**Problem statement:**
Look at each line of the records and count those with "code" in them. Please answer with the count alone.
[Begin Material for this task]
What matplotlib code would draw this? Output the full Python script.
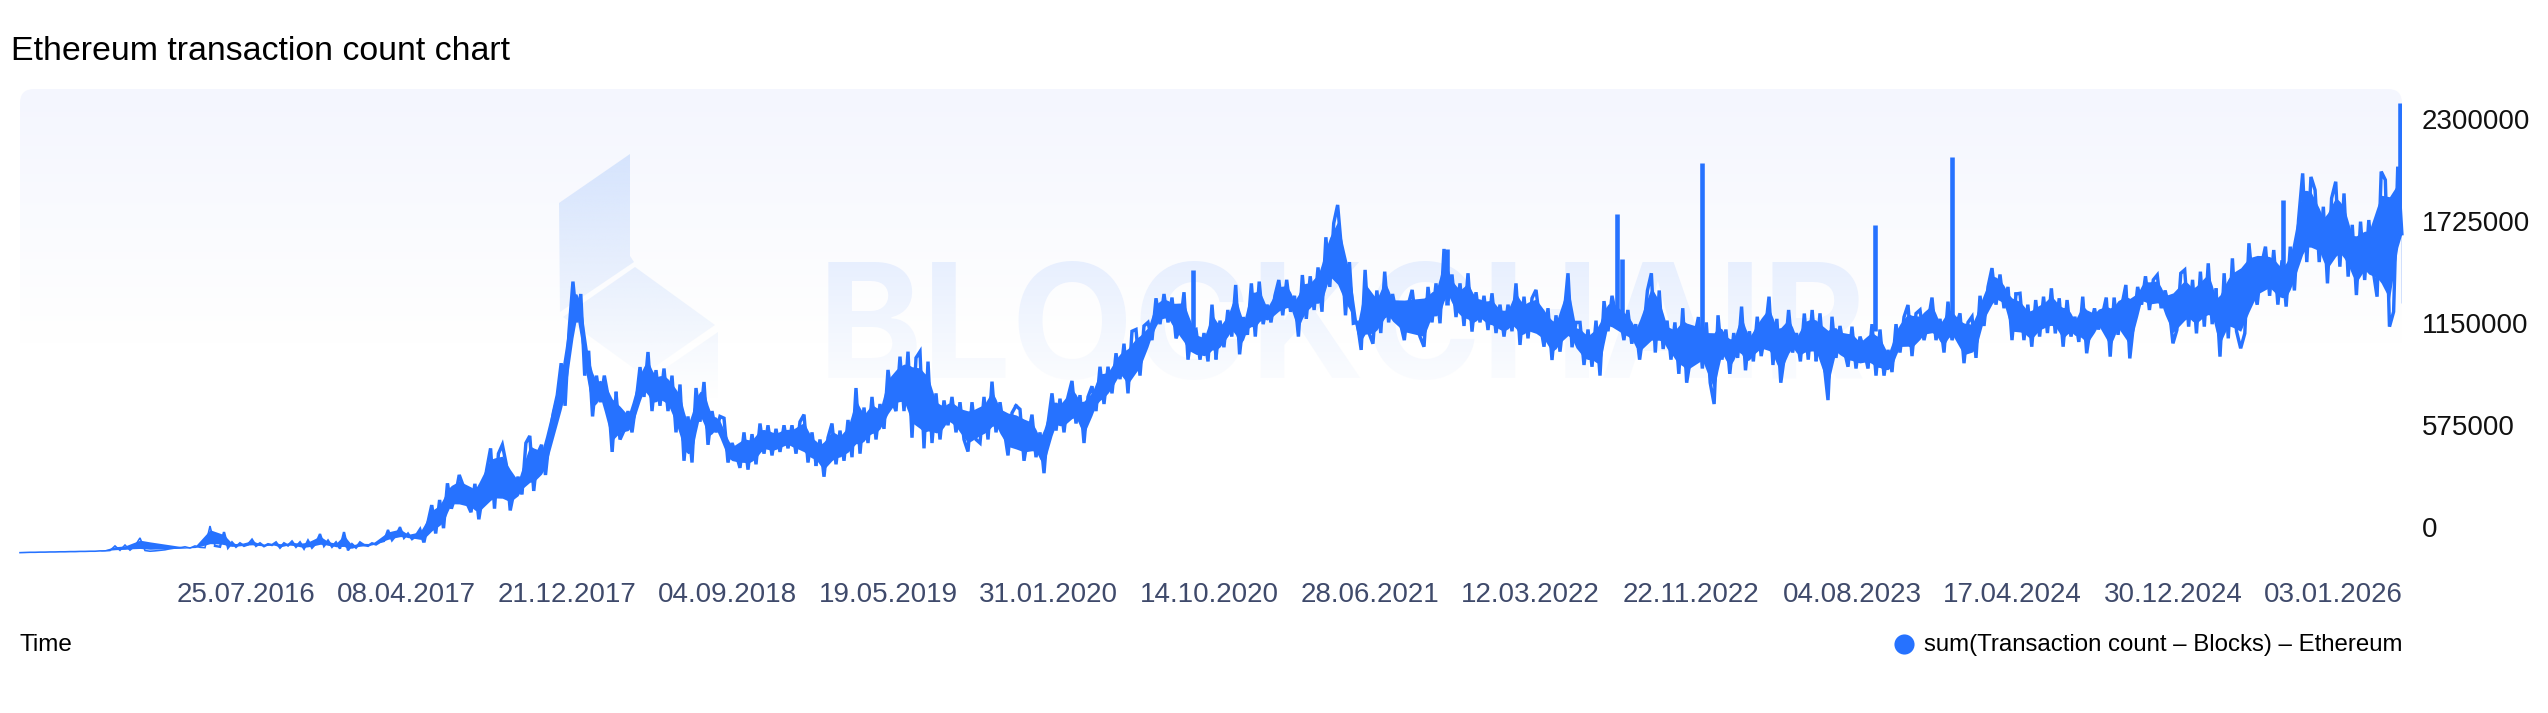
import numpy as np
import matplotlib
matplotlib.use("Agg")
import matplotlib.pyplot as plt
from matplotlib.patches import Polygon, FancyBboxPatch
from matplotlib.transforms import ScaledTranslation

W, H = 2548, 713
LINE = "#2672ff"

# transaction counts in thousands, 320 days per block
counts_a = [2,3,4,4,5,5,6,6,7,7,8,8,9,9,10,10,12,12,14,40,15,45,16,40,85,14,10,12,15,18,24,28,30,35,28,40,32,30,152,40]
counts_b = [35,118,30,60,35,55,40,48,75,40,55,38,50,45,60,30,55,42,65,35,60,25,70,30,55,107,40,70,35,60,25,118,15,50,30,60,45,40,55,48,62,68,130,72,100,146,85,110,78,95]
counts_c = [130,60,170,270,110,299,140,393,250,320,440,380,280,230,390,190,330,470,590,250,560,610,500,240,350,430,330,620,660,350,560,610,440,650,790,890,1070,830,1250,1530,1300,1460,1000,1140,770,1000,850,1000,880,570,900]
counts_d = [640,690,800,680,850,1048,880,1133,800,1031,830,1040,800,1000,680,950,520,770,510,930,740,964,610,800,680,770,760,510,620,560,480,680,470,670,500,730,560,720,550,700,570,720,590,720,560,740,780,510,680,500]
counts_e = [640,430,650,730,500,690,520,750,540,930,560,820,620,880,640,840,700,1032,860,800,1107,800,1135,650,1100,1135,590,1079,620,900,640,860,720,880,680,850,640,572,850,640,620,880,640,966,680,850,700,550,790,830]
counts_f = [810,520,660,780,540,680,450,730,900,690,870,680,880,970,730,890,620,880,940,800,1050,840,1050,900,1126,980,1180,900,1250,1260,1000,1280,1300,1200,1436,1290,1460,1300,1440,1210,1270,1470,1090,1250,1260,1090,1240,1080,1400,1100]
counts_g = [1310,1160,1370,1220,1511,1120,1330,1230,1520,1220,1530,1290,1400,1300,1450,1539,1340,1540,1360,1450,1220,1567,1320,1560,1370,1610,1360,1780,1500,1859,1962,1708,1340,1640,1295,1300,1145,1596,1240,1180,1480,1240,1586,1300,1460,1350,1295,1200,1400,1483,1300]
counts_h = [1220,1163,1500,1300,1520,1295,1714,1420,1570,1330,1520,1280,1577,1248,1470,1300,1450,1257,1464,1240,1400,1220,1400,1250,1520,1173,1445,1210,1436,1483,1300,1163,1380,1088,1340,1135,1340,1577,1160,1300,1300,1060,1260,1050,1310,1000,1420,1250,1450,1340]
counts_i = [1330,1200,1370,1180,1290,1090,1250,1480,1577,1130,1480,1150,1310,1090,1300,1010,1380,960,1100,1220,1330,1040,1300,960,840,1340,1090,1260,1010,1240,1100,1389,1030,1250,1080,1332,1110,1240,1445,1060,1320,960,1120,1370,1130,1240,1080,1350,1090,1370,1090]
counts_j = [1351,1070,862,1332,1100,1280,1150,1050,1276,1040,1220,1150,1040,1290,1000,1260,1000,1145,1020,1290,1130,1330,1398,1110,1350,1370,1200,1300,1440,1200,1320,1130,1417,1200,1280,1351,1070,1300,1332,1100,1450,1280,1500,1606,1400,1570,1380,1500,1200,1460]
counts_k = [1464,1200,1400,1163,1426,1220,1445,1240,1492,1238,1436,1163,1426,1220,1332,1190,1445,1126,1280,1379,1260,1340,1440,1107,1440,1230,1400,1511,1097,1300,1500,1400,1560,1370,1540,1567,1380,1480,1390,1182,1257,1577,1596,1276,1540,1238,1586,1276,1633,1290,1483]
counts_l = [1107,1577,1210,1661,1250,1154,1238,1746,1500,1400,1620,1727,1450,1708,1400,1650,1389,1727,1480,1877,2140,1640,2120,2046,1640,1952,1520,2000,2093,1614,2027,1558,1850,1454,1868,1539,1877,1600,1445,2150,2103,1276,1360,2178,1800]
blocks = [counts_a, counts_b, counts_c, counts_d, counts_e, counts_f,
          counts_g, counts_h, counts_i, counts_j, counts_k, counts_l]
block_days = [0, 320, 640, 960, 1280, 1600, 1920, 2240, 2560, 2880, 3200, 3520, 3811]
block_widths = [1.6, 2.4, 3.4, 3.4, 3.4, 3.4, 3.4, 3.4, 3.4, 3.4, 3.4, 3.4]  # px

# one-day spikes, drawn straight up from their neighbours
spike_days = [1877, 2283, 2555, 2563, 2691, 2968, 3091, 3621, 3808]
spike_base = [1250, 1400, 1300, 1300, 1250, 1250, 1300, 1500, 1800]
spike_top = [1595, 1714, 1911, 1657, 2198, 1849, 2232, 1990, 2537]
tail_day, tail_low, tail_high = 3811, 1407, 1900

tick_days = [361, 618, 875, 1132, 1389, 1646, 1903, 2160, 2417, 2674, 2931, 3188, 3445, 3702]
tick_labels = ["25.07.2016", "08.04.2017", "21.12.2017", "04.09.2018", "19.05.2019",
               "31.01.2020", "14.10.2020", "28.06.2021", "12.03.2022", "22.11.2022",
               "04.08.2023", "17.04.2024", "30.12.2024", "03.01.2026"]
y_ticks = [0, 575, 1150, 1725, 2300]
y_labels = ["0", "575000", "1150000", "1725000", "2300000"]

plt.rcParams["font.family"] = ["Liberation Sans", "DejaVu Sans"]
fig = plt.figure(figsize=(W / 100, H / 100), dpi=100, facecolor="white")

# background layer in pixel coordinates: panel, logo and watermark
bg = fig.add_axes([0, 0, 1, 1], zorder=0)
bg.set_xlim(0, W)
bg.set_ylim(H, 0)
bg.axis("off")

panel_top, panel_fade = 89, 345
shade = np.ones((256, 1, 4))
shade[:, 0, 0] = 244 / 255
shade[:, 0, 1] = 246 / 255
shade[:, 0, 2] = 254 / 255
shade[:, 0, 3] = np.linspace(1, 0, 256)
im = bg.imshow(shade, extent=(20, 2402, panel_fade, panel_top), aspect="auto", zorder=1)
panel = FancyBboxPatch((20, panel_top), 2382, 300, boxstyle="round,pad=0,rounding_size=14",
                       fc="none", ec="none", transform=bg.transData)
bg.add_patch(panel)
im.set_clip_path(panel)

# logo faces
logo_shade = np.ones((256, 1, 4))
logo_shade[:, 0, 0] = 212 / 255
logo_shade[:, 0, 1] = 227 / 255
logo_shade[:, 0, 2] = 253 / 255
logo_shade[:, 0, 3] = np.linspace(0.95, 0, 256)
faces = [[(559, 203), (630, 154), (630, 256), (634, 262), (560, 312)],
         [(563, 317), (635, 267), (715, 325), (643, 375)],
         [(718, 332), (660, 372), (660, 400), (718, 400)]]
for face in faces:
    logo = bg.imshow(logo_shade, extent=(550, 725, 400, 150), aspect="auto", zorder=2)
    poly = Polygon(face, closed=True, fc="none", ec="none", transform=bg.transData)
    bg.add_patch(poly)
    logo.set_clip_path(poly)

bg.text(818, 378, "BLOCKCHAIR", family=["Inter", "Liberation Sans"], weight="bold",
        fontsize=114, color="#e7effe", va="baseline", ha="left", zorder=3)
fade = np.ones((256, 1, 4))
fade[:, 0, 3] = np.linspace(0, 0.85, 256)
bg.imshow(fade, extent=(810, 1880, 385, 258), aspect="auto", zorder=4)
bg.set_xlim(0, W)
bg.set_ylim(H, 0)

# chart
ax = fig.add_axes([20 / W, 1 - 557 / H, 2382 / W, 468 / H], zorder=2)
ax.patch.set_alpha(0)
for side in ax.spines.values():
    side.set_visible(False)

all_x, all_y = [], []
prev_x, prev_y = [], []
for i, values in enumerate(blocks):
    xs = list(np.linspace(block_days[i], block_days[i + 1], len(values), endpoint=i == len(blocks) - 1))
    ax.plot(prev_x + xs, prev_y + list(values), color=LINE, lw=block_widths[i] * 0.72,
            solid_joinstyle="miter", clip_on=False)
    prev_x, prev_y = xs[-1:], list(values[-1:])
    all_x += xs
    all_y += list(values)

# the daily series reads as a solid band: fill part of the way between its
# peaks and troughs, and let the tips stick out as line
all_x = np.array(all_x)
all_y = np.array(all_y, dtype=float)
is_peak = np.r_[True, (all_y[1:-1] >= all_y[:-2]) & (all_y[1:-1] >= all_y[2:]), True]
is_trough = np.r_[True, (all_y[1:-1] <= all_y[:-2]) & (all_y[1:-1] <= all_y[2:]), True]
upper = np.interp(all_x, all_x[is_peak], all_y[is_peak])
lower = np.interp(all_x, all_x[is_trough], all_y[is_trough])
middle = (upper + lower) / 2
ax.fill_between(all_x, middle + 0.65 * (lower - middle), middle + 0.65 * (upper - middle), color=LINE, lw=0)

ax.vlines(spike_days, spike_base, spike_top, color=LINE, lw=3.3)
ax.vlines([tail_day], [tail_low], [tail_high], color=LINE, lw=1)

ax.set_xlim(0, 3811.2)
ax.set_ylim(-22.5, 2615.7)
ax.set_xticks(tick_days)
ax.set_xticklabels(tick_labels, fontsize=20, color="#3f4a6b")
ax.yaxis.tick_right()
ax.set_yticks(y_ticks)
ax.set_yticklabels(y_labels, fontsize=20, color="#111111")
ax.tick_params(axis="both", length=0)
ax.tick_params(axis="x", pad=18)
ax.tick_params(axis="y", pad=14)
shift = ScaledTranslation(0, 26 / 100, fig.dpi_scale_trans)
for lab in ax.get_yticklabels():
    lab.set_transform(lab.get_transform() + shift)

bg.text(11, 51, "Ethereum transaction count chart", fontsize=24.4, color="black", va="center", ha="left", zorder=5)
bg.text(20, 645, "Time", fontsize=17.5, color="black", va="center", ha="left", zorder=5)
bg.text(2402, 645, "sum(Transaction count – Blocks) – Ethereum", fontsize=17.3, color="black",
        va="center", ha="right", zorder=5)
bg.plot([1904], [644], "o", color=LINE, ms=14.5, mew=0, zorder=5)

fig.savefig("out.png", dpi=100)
[End Material for this task]
[Begin Material for this task]
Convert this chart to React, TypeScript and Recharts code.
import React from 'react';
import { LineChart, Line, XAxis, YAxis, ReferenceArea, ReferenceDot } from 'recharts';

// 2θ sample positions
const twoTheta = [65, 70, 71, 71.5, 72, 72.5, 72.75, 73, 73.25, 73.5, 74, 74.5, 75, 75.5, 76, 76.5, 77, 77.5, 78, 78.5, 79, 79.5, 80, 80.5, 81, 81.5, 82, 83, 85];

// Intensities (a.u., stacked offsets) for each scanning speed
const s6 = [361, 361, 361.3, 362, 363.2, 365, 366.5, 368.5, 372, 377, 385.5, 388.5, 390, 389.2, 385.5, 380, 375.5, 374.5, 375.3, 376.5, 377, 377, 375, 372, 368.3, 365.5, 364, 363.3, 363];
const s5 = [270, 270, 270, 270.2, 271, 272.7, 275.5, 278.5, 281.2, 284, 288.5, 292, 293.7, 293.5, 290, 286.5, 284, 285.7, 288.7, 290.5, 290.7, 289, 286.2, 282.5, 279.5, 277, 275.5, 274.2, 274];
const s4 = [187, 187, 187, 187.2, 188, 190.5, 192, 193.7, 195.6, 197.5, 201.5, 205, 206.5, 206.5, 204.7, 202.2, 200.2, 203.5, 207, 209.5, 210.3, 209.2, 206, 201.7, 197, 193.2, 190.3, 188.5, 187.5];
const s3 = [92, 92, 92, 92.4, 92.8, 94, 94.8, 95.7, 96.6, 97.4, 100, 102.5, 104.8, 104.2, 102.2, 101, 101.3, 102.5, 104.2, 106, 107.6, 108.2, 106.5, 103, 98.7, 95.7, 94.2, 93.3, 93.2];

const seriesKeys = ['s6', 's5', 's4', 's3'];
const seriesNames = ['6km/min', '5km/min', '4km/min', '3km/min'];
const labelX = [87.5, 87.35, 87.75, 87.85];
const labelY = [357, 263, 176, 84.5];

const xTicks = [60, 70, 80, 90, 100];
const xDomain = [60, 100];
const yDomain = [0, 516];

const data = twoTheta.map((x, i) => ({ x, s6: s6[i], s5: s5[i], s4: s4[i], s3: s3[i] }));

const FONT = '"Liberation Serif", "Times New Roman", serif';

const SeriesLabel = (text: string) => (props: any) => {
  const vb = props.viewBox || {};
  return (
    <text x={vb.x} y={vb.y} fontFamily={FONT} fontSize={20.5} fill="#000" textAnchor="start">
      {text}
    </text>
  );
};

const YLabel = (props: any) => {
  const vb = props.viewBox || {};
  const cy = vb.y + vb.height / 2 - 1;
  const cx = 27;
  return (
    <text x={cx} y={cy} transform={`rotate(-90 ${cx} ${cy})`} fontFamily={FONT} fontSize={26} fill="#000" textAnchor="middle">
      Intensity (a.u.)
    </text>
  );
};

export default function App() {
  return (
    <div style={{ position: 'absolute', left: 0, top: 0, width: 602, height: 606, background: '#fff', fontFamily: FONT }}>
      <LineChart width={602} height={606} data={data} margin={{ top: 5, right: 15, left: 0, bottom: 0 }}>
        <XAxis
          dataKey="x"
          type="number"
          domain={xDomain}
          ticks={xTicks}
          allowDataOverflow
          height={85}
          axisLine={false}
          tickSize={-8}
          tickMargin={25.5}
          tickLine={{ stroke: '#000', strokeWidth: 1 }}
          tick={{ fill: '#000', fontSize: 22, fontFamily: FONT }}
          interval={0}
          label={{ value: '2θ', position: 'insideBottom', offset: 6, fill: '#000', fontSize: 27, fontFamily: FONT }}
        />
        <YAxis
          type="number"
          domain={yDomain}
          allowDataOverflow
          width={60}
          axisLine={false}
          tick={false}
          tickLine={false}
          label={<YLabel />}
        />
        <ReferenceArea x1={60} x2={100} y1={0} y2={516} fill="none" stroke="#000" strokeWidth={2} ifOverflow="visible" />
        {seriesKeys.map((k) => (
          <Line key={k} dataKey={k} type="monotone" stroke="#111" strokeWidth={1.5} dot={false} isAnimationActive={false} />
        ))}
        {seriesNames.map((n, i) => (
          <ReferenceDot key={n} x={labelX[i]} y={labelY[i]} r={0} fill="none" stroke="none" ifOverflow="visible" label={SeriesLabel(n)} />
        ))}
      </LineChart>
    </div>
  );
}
[End Material for this task]
**Written answer:**
2